Byvshev posted his poem ‘To Ukrainian patriots’ on his social network pages on March 1, 2014, 2 days after Russian soldiers without insignia seized control in Crimea. In May he was charged with “stirring up hatred or enmity, as well as denigrating human dignity” (Article 282 § 1 of the Criminal Code). The Sova Centre in Moscow which monitors both extremism and hate speech reported that it was Byvshev who had become the target of a hate campaign. It pointed out that an article published in a local newspaper had been totally in the style of Stalin’s campaign against so-called ‘cosmopolitanism’.
The ‘linguistic assessment’ commissioned by the Centre for Countering Extremism concluded that “the hostile nature of the statements related to Russians in the poem is expressed in expressions regarding Russian state bodies and President Putin (“not one inch of Crimea to Putin’s chekists”).” Ludmila Vlasova, the author of this scientific opus, asserted that the poem contained direct and covert calls to Ukrainian patriots to carry out physical and other actions in relation to the enemy – Russians: to meet the enemies like their ancestors did; to prepare and hold weapons in readiness, etc. This, she claimed, meant that the poem “To Ukrainian Patriots” contains statements which denigrate Russians.
The Sova Centre disagreed and pointed out that the hostile attitude in the poem was not to Russians as an ethnic group, but to a form of activity.
Another later assessment from the Kyiv Institute of Linguistics explained that the term “moskal” and the words “band of moskali” in Byvshev’s poem referred only to Russian soldiers on Crimean territory, and was not being used (as it can be) as a denigrating term for Russians generally.

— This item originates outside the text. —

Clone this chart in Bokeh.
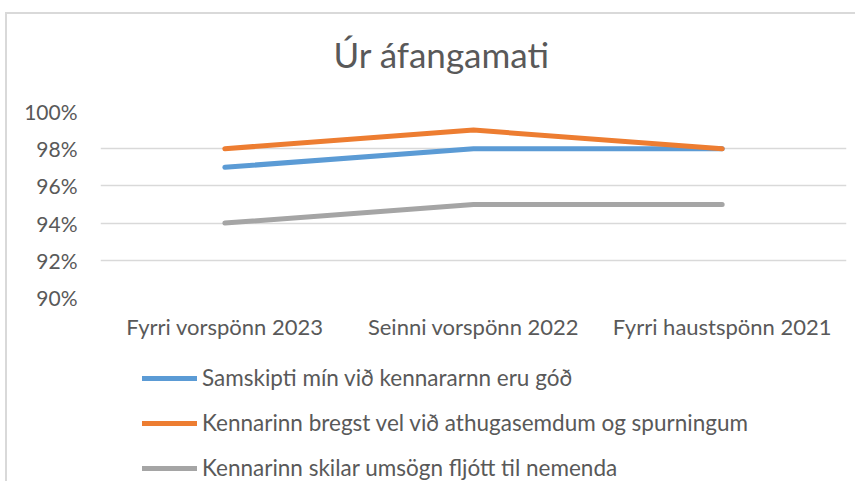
from bokeh.plotting import figure
from bokeh.layouts import column
from bokeh.models import FactorRange, Range1d, NumeralTickFormatter, FixedTicker, Legend, LegendItem
from bokeh.embed import file_html
from bokeh.resources import INLINE

categories = ["Fyrri vorspönn 2023", "Seinni vorspönn 2022", "Fyrri haustspönn 2021"]
series_names = [
    "Samskipti mín við kennararnn eru góð",
    "Kennarinn bregst vel við athugasemdum og spurningum",
    "Kennarinn skilar umsögn fljótt til nemenda",
]
samskipti = [0.97, 0.98, 0.98]
bregst = [0.98, 0.99, 0.98]
skilar = [0.94, 0.95, 0.95]
y_ticks = [0.90, 0.92, 0.94, 0.96, 0.98, 1.00]
colors = ["#5B9BD5", "#ED7D31", "#A5A5A5"]
series = [samskipti, bregst, skilar]
title_text = "Úr áfangamati"

FONT = "Lato"
TXT = "#595959"
W = 848


def blank(fig):
    fig.outline_line_color = None
    fig.xgrid.grid_line_color = None
    fig.ygrid.grid_line_color = None


# ---- title strip ----
t = figure(
    width=W, height=82,
    x_range=FactorRange(*categories, range_padding=0),
    y_range=Range1d(0.0, 1.0),
    output_backend="svg", toolbar_location=None,
    x_axis_type=None, y_axis_type=None,
    min_border_left=0, min_border_right=0, min_border_top=0, min_border_bottom=0,
)
blank(t)
t.title.text = title_text
t.title.align = "left"
t.title.offset = 233
t.title.vertical_align = "top"
t.title.text_font = FONT
t.title.text_font_size = "35px"
t.title.text_font_style = "normal"
t.title.text_color = TXT
t.title.standoff = 36

# ---- main chart ----
p = figure(
    width=W, height=246,
    x_range=FactorRange(*categories, range_padding=0),
    y_range=Range1d(0.90, 1.00),
    output_backend="svg", toolbar_location=None,
    min_border_left=93, min_border_right=9, min_border_top=15, min_border_bottom=45,
)
p.outline_line_color = None

for vals, c in zip(series, colors):
    p.line(categories, vals, line_color=c, line_width=5, line_cap="round", line_join="round")

p.yaxis.ticker = FixedTicker(ticks=y_ticks)
p.yaxis.formatter = NumeralTickFormatter(format="0%")
for ax in (p.xaxis[0], p.yaxis[0]):
    ax.axis_line_color = None
    ax.major_tick_line_color = None
    ax.minor_tick_line_color = None
    ax.major_label_text_font = FONT
    ax.major_label_text_color = TXT
p.yaxis.major_label_text_font_size = "21px"
p.xaxis.major_label_text_font_size = "22px"
p.yaxis.major_label_standoff = 17
p.xaxis.major_tick_out = 0
p.xaxis.major_tick_in = 0
p.xaxis.major_label_standoff = 15

p.xgrid.grid_line_color = None
p.ygrid.grid_line_color = "#d9d9d9"
p.ygrid.grid_line_width = 1.5

# ---- legend strip (same series, drawn outside its visible range; only the legend shows) ----
q = figure(
    width=W, height=139,
    x_range=FactorRange(*categories, range_padding=0),
    y_range=Range1d(0.0, 0.5),
    output_backend="svg", toolbar_location=None,
    x_axis_type=None, y_axis_type=None,
    min_border_left=0, min_border_right=0, min_border_top=0, min_border_bottom=0,
)
blank(q)
leg_renderers = []
for vals, c in zip(series, colors):
    r = q.line(categories, vals, line_color=c, line_width=5, line_cap="round")
    leg_renderers.append(r)

legend = Legend(
    items=[LegendItem(label=n, renderers=[r]) for n, r in zip(series_names, leg_renderers)],
    location=(42, 0),
    orientation="vertical",
    glyph_width=55, glyph_height=26, label_height=26, spacing=18,
    label_standoff=5, padding=0, margin=0,
    label_text_font=FONT, label_text_font_size="22.5px", label_text_color=TXT,
    border_line_color=None, background_fill_alpha=0,
)
q.add_layout(legend, "center")

layout = column(t, p, q, spacing=0)
layout.styles = {"border-top": "2px solid #d9d9d9", "border-left": "2px solid #d9d9d9",
                 "margin-top": "12px", "margin-left": "5px"}

open("out.html", "w").write(file_html(layout, INLINE))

The judge refused to add this assessment to the file, claiming that the Vlasova report (backing the prosecution) was quite sufficient.

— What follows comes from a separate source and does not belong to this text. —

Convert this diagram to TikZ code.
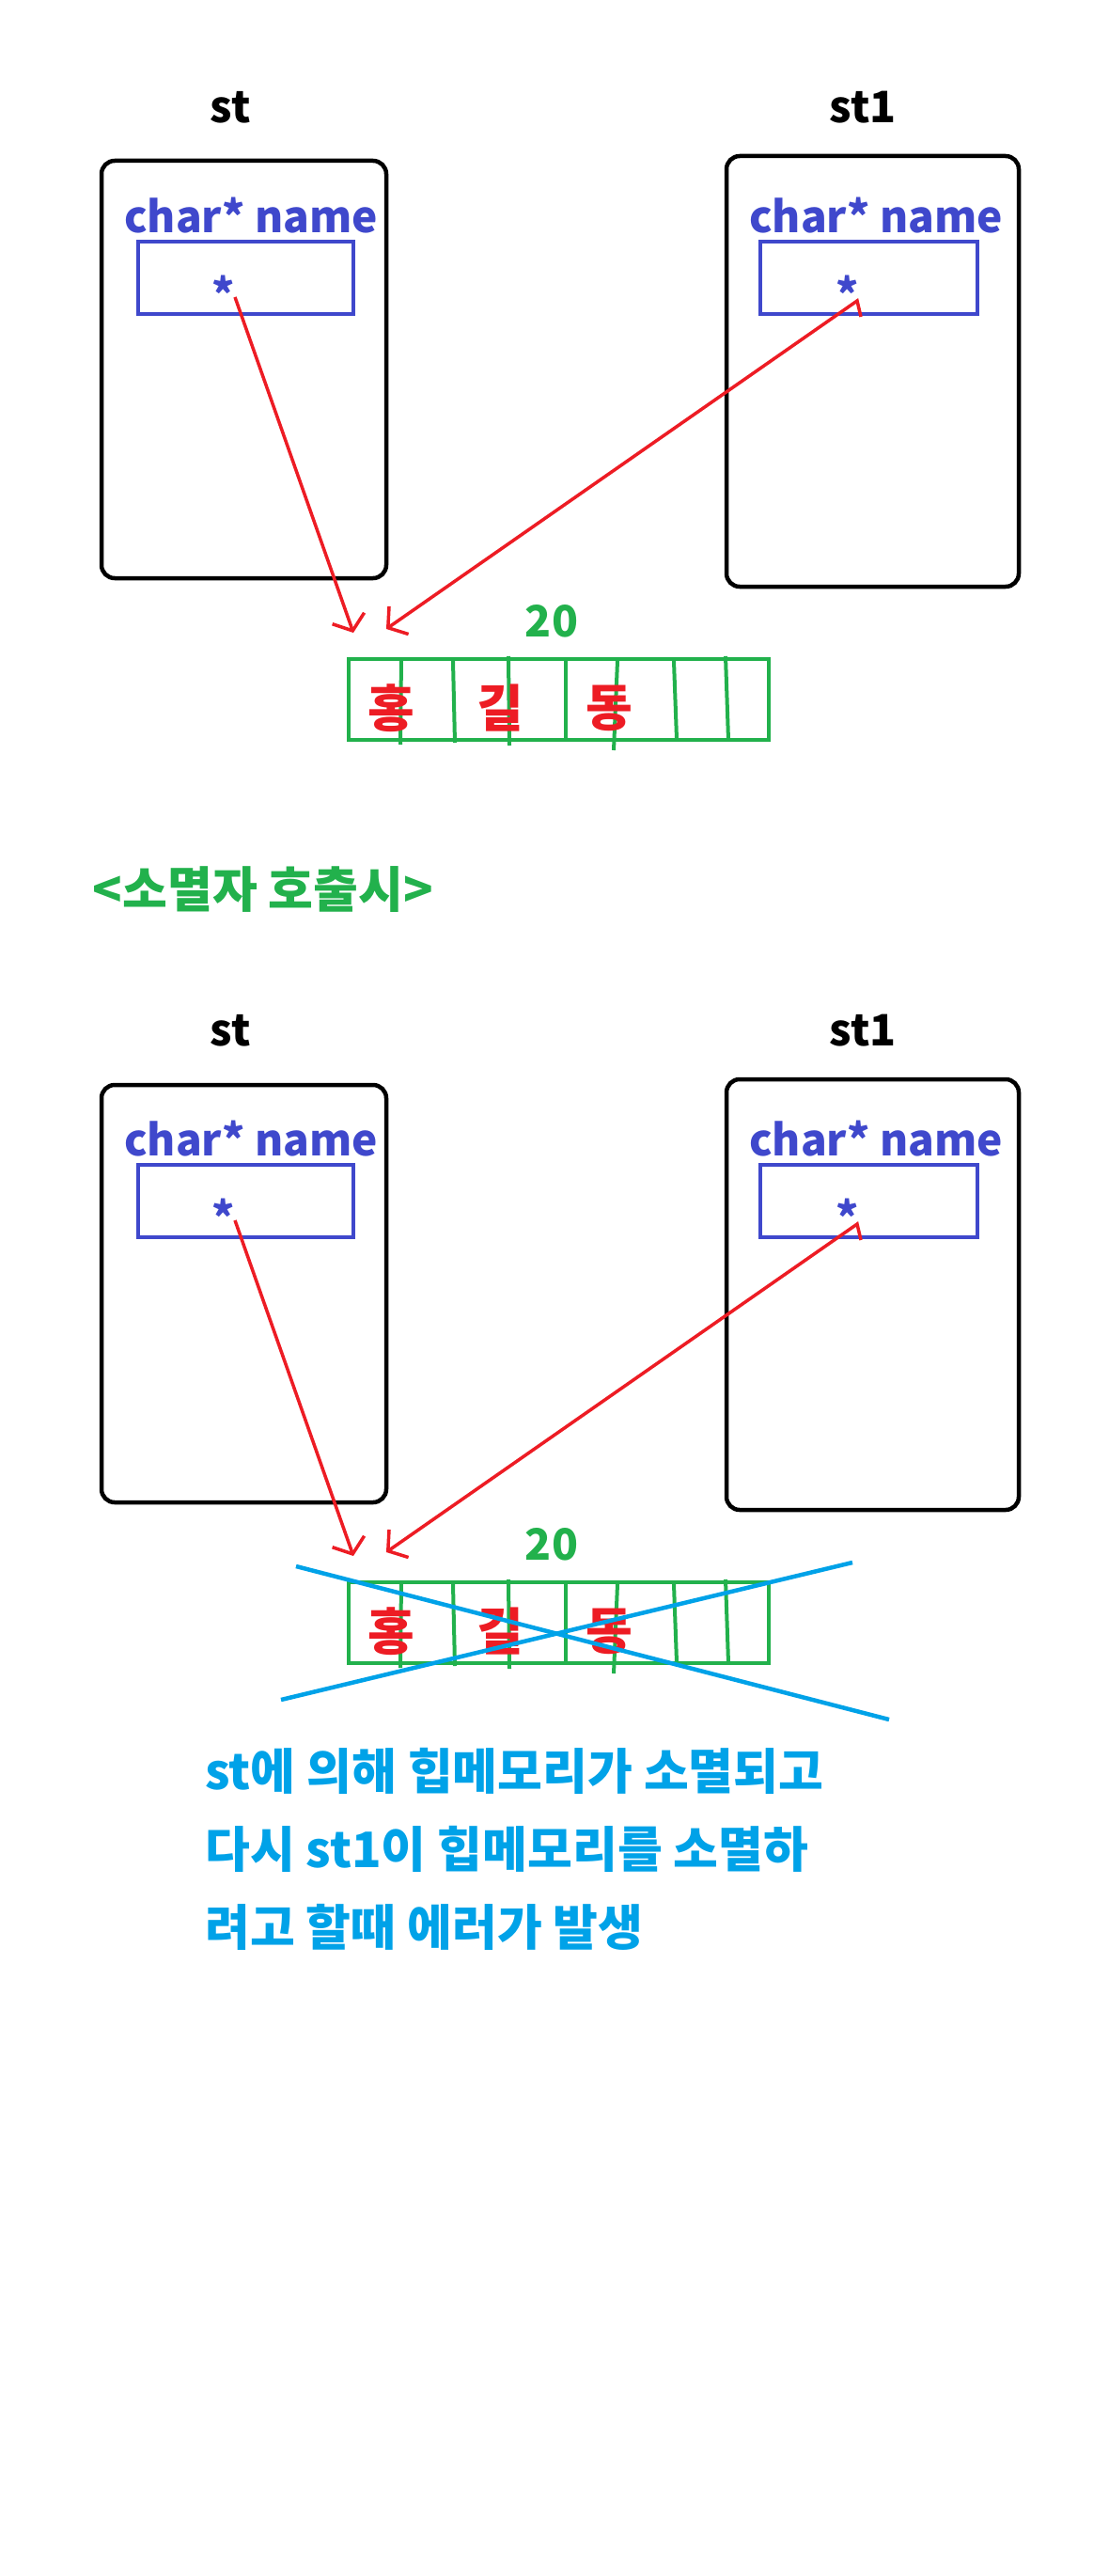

Another criminal case was initiated against Byvshev on June 19 over the poem ‘Ukrainian insurgents’. This coincided with a search of his home with his laptop and memory drives being taken away.
Byvshev has now exhausted all domestic avenues and must now await a ruling from the European Court of Human Rights. This will almost certainly find that his rights have been flagrantly violated.
The trial, severe penalties and now this latest search and interrogation are overt reprisals for freedom of expression which includes expressing opposition to Russia’s territorial aggression. They are very clearly directed also as a warning to other writers, journalists, etc. to keep their head low and any independent thoughts “in the drawer” as in Soviet times.